Agri-cultures, published by Farming Matters | 28.3 | September 2012
Eric Holt-Gimenez argues that there is a difference between producing more food and ending hunger.
A recent study published in Nature found that organic systems yield, on average, 25% less than conventional, chemical systems — although this is highly variable and context-specific (V. Seufert, N. Ramankutty and J.A. Foley, 2012). Embracing conventional wisdom, its authors argue for a combination of conventional and organic farming to meet “the twin challenge of feeding a growing population, with rising demand for meat and high-calorie diets, while simultaneously minimising its global environmental impacts”. Unfortunately, neither the study nor conventional wisdom addresses the real cause of hunger.

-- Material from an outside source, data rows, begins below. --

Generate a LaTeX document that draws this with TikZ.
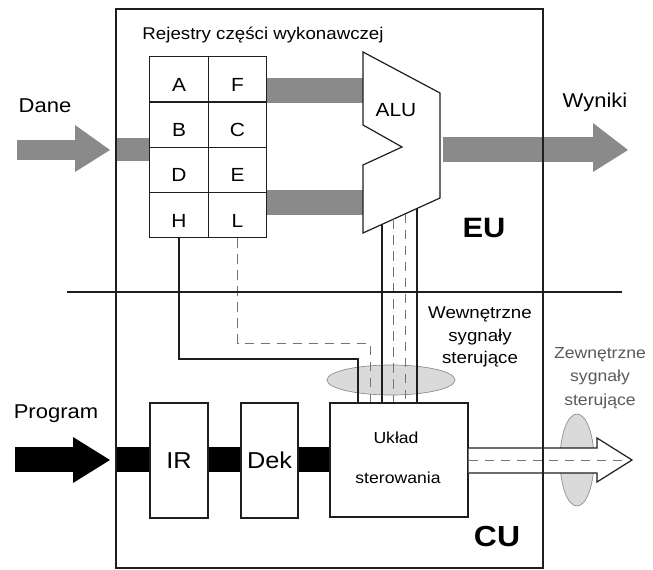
\documentclass[tikz,border=0pt]{standalone}
\usepackage{fontspec}
\setmainfont[FakeStretch=1.1]{Liberation Sans}
\usetikzlibrary{calc}
\definecolor{busgray}{RGB}{138,138,138}
\definecolor{ellgray}{RGB}{218,218,218}
\definecolor{linecol}{RGB}{30,30,30}
\begin{document}
\begin{tikzpicture}[x=0.75pt,y=-0.75pt,line width=0.9pt,draw=linecol,
  bus/.style={fill=busgray,draw=none},
  blackbus/.style={fill=black,draw=none},
  cell/.style={draw=linecol,fill=white,minimum width=43.9pt,minimum height=33.9pt,inner sep=0pt,
    font=\fontsize{14.25}{16}\selectfont,text height=17.7pt,text depth=0pt},
  blockbox/.style={draw=linecol,fill=white,inner sep=0pt},
  lbl/.style={inner sep=0pt,anchor=base},
  ell/.style={fill=ellgray,draw=black!45,line width=0.5pt},
  sigline/.style={draw=linecol,line width=0.9pt},
  dashline/.style={draw=black!55,line width=0.6pt,dash pattern=on 7pt off 5pt}]
\useasboundingbox (0,0) rectangle (653,570);

% ---------- gray data buses (EU) ----------
\fill[bus] (17,140) rectangle (75,160);
\fill[bus] (75,125) -- (110,150) -- (75,172) -- cycle;
\fill[bus] (117,138) rectangle (150,161);
\fill[bus] (267,78) rectangle (363,103);
\fill[bus] (267,190) rectangle (363,215);
\fill[bus] (443,137) rectangle (593,162);
\fill[bus] (593,123) -- (628,150) -- (593,172) -- cycle;

% ---------- black program bus (CU) ----------
\fill[blackbus] (15,447) rectangle (73,472);
\fill[blackbus] (73,437) -- (110,460) -- (73,483) -- cycle;
\fill[blackbus] (117,447) rectangle (330,472);

% ---------- register file ----------
\node[cell] (cA) at (179,79.5) {A};
\node[cell] (cF) at (237.5,79.5) {F};
\node[cell] (cB) at (179,124.75) {B};
\node[cell] (cC) at (237.5,124.75) {C};
\node[cell] (cD) at (179,170) {D};
\node[cell] (cE) at (237.5,170) {E};
\node[cell] (cH) at (179,215.25) {H};
\node[cell] (cL) at (237.5,215.25) {L};

% ---------- ALU ----------
\coordinate (a1) at (363,52);
\coordinate (a2) at (440,93);
\coordinate (a3) at (440,198);
\coordinate (a4) at (363,233);
\coordinate (n1) at (363,125);
\coordinate (n2) at (402,147);
\coordinate (n3) at (363,165);
\draw[fill=white] (a1) -- (a2) -- (a3) -- (a4) -- (n3) -- (n2) -- (n1) -- cycle;
\node[lbl,font=\fontsize{14.25}{16}\selectfont] (alu) at (396,117) {ALU};

% ---------- CU blocks ----------
\node[blockbox,minimum width=43.5pt,minimum height=86.25pt,font=\fontsize{17.25}{20}\selectfont] (ir) at (179,460.5) {IR};
\node[blockbox,minimum width=42.75pt,minimum height=86.25pt,font=\fontsize{17.25}{20}\selectfont] (dek) at (269.5,460.5) {Dek};
\node[blockbox,minimum width=103.5pt,minimum height=85.5pt] (ukl) at (399,460) {};
\node[lbl,font=\fontsize{12}{14}\selectfont] (ukla) at (396,443) {Układ};
\node[lbl,font=\fontsize{12}{14}\selectfont] (uklb) at (398,483) {sterowania};

% ---------- internal control signals ----------
\draw[ell] (391,380) ellipse [x radius=48pt,y radius=11.25pt];
\coordinate (v1) at ($(a4)!0.247!(a3)$);
\coordinate (v2) at ($(a4)!0.390!(a3)$);
\coordinate (v3) at ($(a4)!0.545!(a3)$);
\coordinate (v4) at ($(a4)!0.701!(a3)$);
\draw[sigline] (v1) -- (v1 |- ukl.north);
\draw[sigline] (v4) -- (v4 |- ukl.north);
\draw[dashline] (v2) -- (v2 |- ukl.north);
\draw[dashline] (v3) -- (v3 |- ukl.north);
\coordinate (hturn) at (358,359);
\draw[sigline] (cH.south) |- (hturn) -- (hturn |- ukl.north);
\coordinate (lturn) at (370,343);
\draw[dashline] (cL.south) |- (lturn) -- (lturn |- ukl.north);

% ---------- external control signals ----------
\draw[ell] (577,460) ellipse [x radius=12.75pt,y radius=34.5pt];
\draw[fill=white] (ukl.east |- 0,448) -- (597,448) -- (597,438) -- (632,460) -- (597,482) -- (597,473) -- (ukl.east |- 0,473);
\draw[dashline] (ukl.east |- 0,460) -- (624,460);

% ---------- outer frame and divider ----------
\draw (116,9) rectangle (543,568);
\draw (67,292) -- (622,292);

% ---------- labels ----------
\node[lbl,font=\fontsize{12.75}{15}\selectfont] (rej) at (263,40) {Rejestry części wykonawczej};
\node[lbl,font=\fontsize{15}{18}\selectfont] (dane) at (45,113) {Dane};
\node[lbl,font=\fontsize{15}{18}\selectfont] (wyn) at (595,108) {Wyniki};
\node[lbl,font=\fontsize{15}{18}\selectfont] (prog) at (56,418) {Program};
\node[lbl,font=\bfseries\fontsize{21}{24}\selectfont] (eu) at (484,238) {EU};
\node[lbl,font=\bfseries\fontsize{21.75}{24}\selectfont] (cu) at (497,546) {CU};
\node[align=center,inner sep=0pt,font=\fontsize{12.75}{17}\selectfont] (wew) at (480,337) {Wewnętrzne\\sygnały\\sterujące};
\node[align=center,inner sep=0pt,text=black!65,font=\fontsize{12}{17.6}\selectfont] (zew) at (600,378) {Zewnętrzne\\sygnały\\sterujące};
\end{tikzpicture}
\end{document}
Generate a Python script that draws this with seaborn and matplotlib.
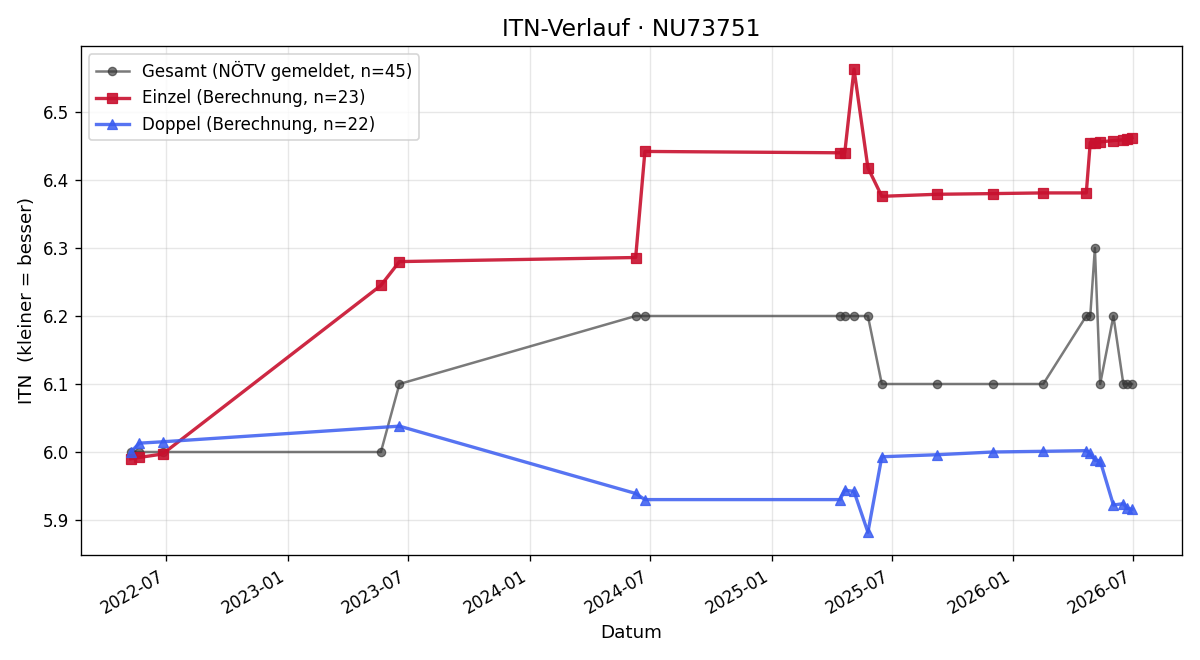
import numpy as np
import pandas as pd
import matplotlib
matplotlib.use("Agg")
import matplotlib.pyplot as plt
import matplotlib.dates as mdates
import seaborn as sns

# plain matplotlib look (no seaborn theme)
plt.rcdefaults()

# Turnier-Daten
dates_all = [
    "2022-05-08", "2022-05-21", "2022-06-25", "2023-05-21", "2023-06-18",
    "2024-06-09", "2024-06-23", "2025-04-14", "2025-04-21", "2025-05-05",
    "2025-05-26", "2025-06-16", "2025-09-08", "2025-12-01", "2026-02-15",
    "2026-04-21", "2026-04-27", "2026-05-04", "2026-05-12", "2026-06-01",
    "2026-06-16", "2026-06-22", "2026-06-29",
]
gesamt = [6.0, 6.0, 6.0, 6.0, 6.1, 6.2, 6.2, 6.2, 6.2, 6.2, 6.2, 6.1, 6.1,
          6.1, 6.1, 6.2, 6.2, 6.3, 6.1, 6.2, 6.1, 6.1, 6.1]
einzel = [5.990, 5.992, 5.997, 6.245, 6.280, 6.286, 6.442, 6.440, 6.440,
          6.563, 6.418, 6.376, 6.379, 6.380, 6.381, 6.381, 6.455, 6.454,
          6.456, 6.458, 6.459, 6.460, 6.462]

dates_doppel = [
    "2022-05-08", "2022-05-21", "2022-06-25", "2023-06-18", "2024-06-09",
    "2024-06-23", "2025-04-14", "2025-04-21", "2025-05-05", "2025-05-26",
    "2025-06-16", "2025-09-08", "2025-12-01", "2026-02-15", "2026-04-21",
    "2026-04-27", "2026-05-04", "2026-05-12", "2026-06-01", "2026-06-16",
    "2026-06-22", "2026-06-29",
]
doppel = [6.000, 6.013, 6.015, 6.038, 5.939, 5.930, 5.930, 5.944, 5.942,
          5.882, 5.993, 5.996, 6.000, 6.001, 6.002, 5.998, 5.988, 5.987,
          5.922, 5.924, 5.917, 5.916]

d_all = pd.to_datetime(dates_all)
d_dop = pd.to_datetime(dates_doppel)

fig, ax = plt.subplots(figsize=(10, 5.5), dpi=120)

c_ges, c_ein, c_dop = "#333333", "#c8102e", "#3a5cf0"
sns.lineplot(x=d_all, y=gesamt, ax=ax, color=c_ges, alpha=0.65, lw=1.5,
             marker="o", markersize=5, markeredgecolor=c_ges, estimator=None,
             sort=False, label="Gesamt (NÖTV gemeldet, n=45)")
sns.lineplot(x=d_all, y=einzel, ax=ax, color=c_ein, alpha=0.9, lw=2,
             marker="s", markersize=6, markeredgecolor=c_ein, estimator=None,
             sort=False, label="Einzel (Berechnung, n=23)")
sns.lineplot(x=d_dop, y=doppel, ax=ax, color=c_dop, alpha=0.85, lw=2,
             marker="^", markersize=6.5, markeredgecolor=c_dop, estimator=None,
             sort=False, label="Doppel (Berechnung, n=22)")

ax.set_title("ITN-Verlauf · NU73751", fontsize=14)
ax.set_xlabel("Datum", fontsize=11)
ax.set_ylabel("ITN  (kleiner = besser)", fontsize=11)
ax.grid(True, alpha=0.3)
ax.xaxis.set_major_locator(mdates.MonthLocator(bymonth=[1, 7]))
ax.xaxis.set_major_formatter(mdates.DateFormatter("%Y-%m"))
ax.legend(loc="upper left")
fig.autofmt_xdate()

fig.tight_layout()
fig.savefig("out.png")
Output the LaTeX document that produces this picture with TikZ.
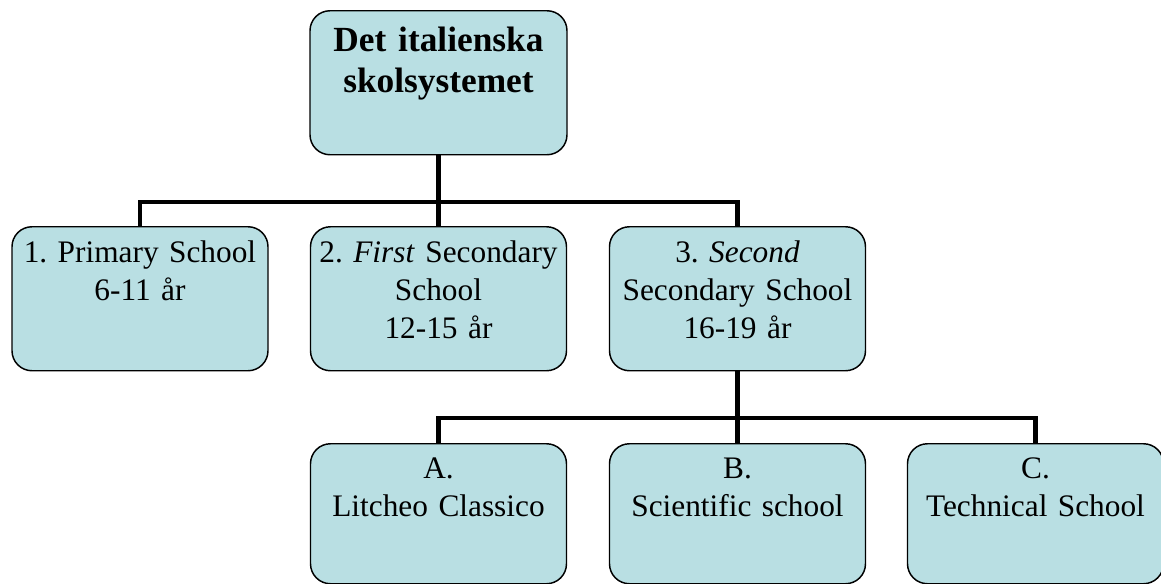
\documentclass[tikz,border=0pt]{standalone}
\usepackage{fontspec}
\setmainfont{Liberation Serif}
\frenchspacing
\definecolor{boxblue}{RGB}{185,223,227}
\tikzset{
  box/.style={draw=black, line width=1.1pt, fill=boxblue, rounded corners=15pt,
    anchor=north, text width=192pt, align=center, inner sep=0pt,
    text height=27pt, text depth=81pt, font=\fontsize{23.5}{28.5}\selectfont},
  headbox/.style={box, text width=192.75pt, text height=30.75pt, text depth=77.25pt,
    font=\fontsize{26.5}{30.75}\selectfont\bfseries},
  lowbox/.style={box, text height=26.25pt, text depth=78.75pt},
  link/.style={line width=3.3pt}
}
\begin{document}
\begin{tikzpicture}[x=0.75pt,y=-0.75pt]
\useasboundingbox (0,0) rectangle (1161,583);
\node[headbox] (top) at (438.5,10) {Det italienska\\skolsystemet};
\foreach \n/\x/\xtext in {p1/140/{1. Primary School\\6-11 år},
    p2/438.5/{2. \textit{First} Secondary\\School\\12-15 år},
    p3/737.5/{3. \textit{Second}\\Secondary School\\16-19 år}}
{
    \node[box] (\n) at (\x,226) {\xtext};
}
\foreach \n/\x/\xtext in {s1/438.5/{A.\\Litcheo Classico},
    s2/737.5/{B.\\Scientific school},
    s3/1035.5/{C.\\Technical School}}
{
    \node[lowbox] (\n) at (\x,443) {\xtext};
}
% bars between the rows
\coordinate (j1) at (438.5,202);
\coordinate (j2) at (737.5,418);
\draw[link] (top.south) -- (p2.north);
\draw[link] (p1.north) |- (j1) -| (p3.north);
\draw[link] (p3.south) -- (s2.north);
\draw[link] (s1.north) |- (j2) -| (s3.north);
\end{tikzpicture}
\end{document}
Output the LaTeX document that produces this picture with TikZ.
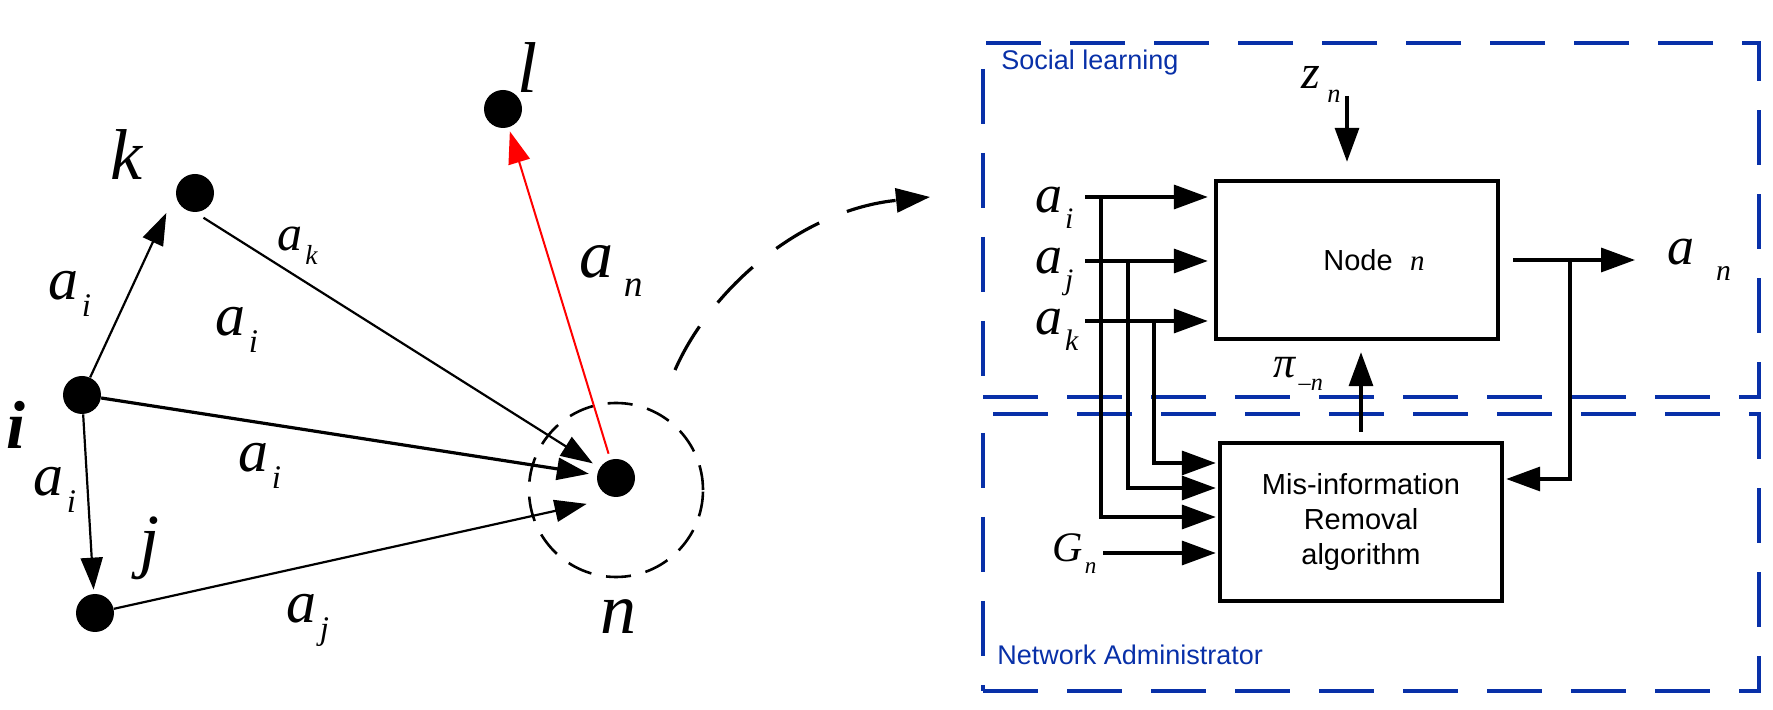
\documentclass[tikz,border=0pt]{standalone}
\usepackage{fontspec}
\setmainfont{Liberation Serif}
\setsansfont{Liberation Sans}
\usepackage{tikz}
\usetikzlibrary{positioning, arrows.meta, calc}
\usepackage{xcolor}
\definecolor{regionblue}{RGB}{8,48,168}
\newcommand{\vsub}[3][0.05em]{\textit{#2}\hspace{#1}\raisebox{-0.28em}{\scalebox{0.55}{\textit{#3}}}}

\begin{document}
\begin{tikzpicture}[x=0.5pt, y=-0.5pt,
    vertex/.style={circle, fill=black, inner sep=0pt, minimum size=19pt},
    vertexlab/.style={font=\fontsize{36}{36}\selectfont\itshape, inner sep=0pt},
    msg/.style={font=\fontsize{30}{30}\selectfont, inner sep=0pt},
    rmsg/.style={font=\fontsize{27}{27}\selectfont, inner sep=0pt, anchor=base west},
    link/.style={-{Triangle[length=16pt, width=11pt]}, line width=1.1pt},
    flow/.style={-{Triangle[length=17pt, width=12pt]}, line width=1.7pt},
    block/.style={draw, line width=2.2pt, minimum width=141pt, minimum height=79pt, inner sep=0pt, align=center, font=\sffamily\fontsize{14.5}{17.5}\selectfont},
    region/.style={draw=regionblue, line width=2pt, dash pattern=on 27.5pt off 14.5pt, minimum width=388pt, inner sep=0pt},
    regionlab/.style={text=regionblue, font=\sffamily\fontsize{13.5}{13.5}\selectfont, anchor=base west, inner sep=0pt}]
    \useasboundingbox (0,0) rectangle (1773,710);

    \node[vertex] (i) at (82,395) {};
    \node[vertex] (k) at (195,193) {};
    \node[vertex] (l) at (503,109) {};
    \node[vertex] (j) at (95,613) {};
    \node[vertex] (n) at (616,478) {};
    \node[circle, draw, dash pattern=on 12.5pt off 7.5pt, line width=1.3pt, minimum size=87pt, inner sep=0pt] (ring) at (616,490) {};

    \node[vertexlab] (klab) at (126,155) {k};
    \node[vertexlab] (llab) at (527,68) {l};
    \node[vertexlab, font=\fontsize{34}{34}\selectfont\bfseries\itshape] (ilab) at (16,425) {i};
    \node[vertexlab] (jlab) at (150,548) {j};
    \node[vertexlab] (nlab) at (618,617) {n};

    \draw[link, shorten >=11pt] (i) -- (k.west);
    \draw[link, shorten >=2pt] (i) -- (j);
    \draw[link, shorten <=5pt, shorten >=4pt] (k.south) -- (n);
    \draw[link, line width=1.6pt, shorten >=4pt] (i) -- (n);
    \draw[link, shorten >=15pt] (j) -- (n.south);
    \draw[link, red, line width=1pt, shorten <=3pt, shorten >=2pt] (n) -- (l);

    \node[msg] (ik) at (70,294) {\vsub{a}{i}};
    \node[msg, font=\fontsize{25}{25}\selectfont] (kn) at (298,246) {\vsub{a}{k}};
    \node[msg] (in1) at (237,330) {\vsub{a}{i}};
    \node[msg] (in2) at (260,466) {\vsub{a}{i}};
    \node[msg] (ij) at (55,490) {\vsub{a}{i}};
    \node[msg] (jn) at (308,620) {\vsub{a}{j}};
    \node[msg, font=\fontsize{34}{34}\selectfont] (nl) at (611,271) {\vsub[0.15em]{a}{n}};

    \coordinate (arcstart) at (675,370);
    \coordinate (arcend) at (930,197);
    \draw[line width=1.6pt, dash pattern=on 25pt off 15pt, -{Triangle[length=17pt, width=12pt]}]
        (arcstart) .. controls (710,290) and (800,210) .. (arcend);

    \node[region, minimum height=177pt] (social) at (1371,220) {};
    \node[region, minimum height=138.5pt] (admin) at (1371,552.5) {};
    \node[regionlab] (sociallab) at (1001,70) {Social learning};
    \node[regionlab] (adminlab) at (997,665) {Network Administrator};

    \node[block] (agent) at (1357,260) {\hspace*{17pt}Node\hspace{0.6em}{\rmfamily\itshape n}};
    \node[block] (removal) at (1361,522) {Mis-information\\Removal\\algorithm};

    \coordinate (ai) at (1085,197);
    \coordinate (aj) at (1085,261);
    \coordinate (ak) at (1085,321);
    \coordinate (tapi) at (1101,197);
    \coordinate (tapj) at (1128,261);
    \coordinate (tapk) at (1154,321);
    \coordinate (gn) at (1103,553);
    \coordinate (zn) at (1347,96);
    \coordinate (out) at (1635,260);
    \coordinate (tapn) at (1570,260);

    \node[rmsg] (lai) at (1035,213) {\vsub{a}{i}};
    \node[rmsg] (laj) at (1035,274) {\vsub{a}{j}};
    \node[rmsg] (lak) at (1035,335) {\vsub{a}{k}};
    \node[rmsg] (lan) at (1667,265) {\vsub[0.4em]{a}{n}};
    \node[rmsg, font=\fontsize{24}{24}\selectfont] (lzn) at (1301,89) {\vsub[0.15em]{z}{n}};
    \node[rmsg, font=\fontsize{22}{22}\selectfont] (lpi) at (1273,378) {\vsub{π}{--n}};
    \node[rmsg, font=\fontsize{21}{21}\selectfont] (lgn) at (1052,562) {\vsub{G}{n}};

    \draw[flow, shorten >=3pt] (ai) -- (ai -| agent.west);
    \draw[flow, shorten >=3pt] (aj) -- (aj -| agent.west);
    \draw[flow, shorten >=3pt] (ak) -- (ak -| agent.west);
    \draw[flow, shorten >=8.5pt] (zn) -- (zn |- agent.north);
    \draw[flow, shorten <=6.5pt] (agent.east) -- (out);
    \draw[flow, shorten <=4.5pt, shorten >=5.5pt] (removal.north) -- (removal.north |- agent.south);

    \draw[flow, shorten >=1pt] (tapk) |- ([yshift=29.5pt]removal.west);
    \draw[flow, shorten >=1pt] (tapj) |- ([yshift=17pt]removal.west);
    \draw[flow, shorten >=1pt] (tapi) |- ([yshift=2.5pt]removal.west);
    \draw[flow, shorten >=1pt] (gn) -- ([yshift=-15.5pt]removal.west);
    \draw[flow, shorten >=1pt] (tapn) |- ([yshift=21.5pt]removal.east);
\end{tikzpicture}
\end{document}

Hunger is caused by poverty and inequality, not scarcity. For the past two decades the rate of global food production has increased faster than the rate of global population growth. According to the Food and Agriculture Organization, the world produces more than one and a half times enough food to feed everyone on the planet. That’s already enough to feed 10 billion people, the world’s 2050 projected population peak. But the people making less than US$ 2 a day – most of whom are resource-poor farmers cultivating unviable, small plots of land – can’t afford to buy this food. The call to double food production by 2050 only applies if we continue to prioritise the growing population of livestock and cars over hungry people.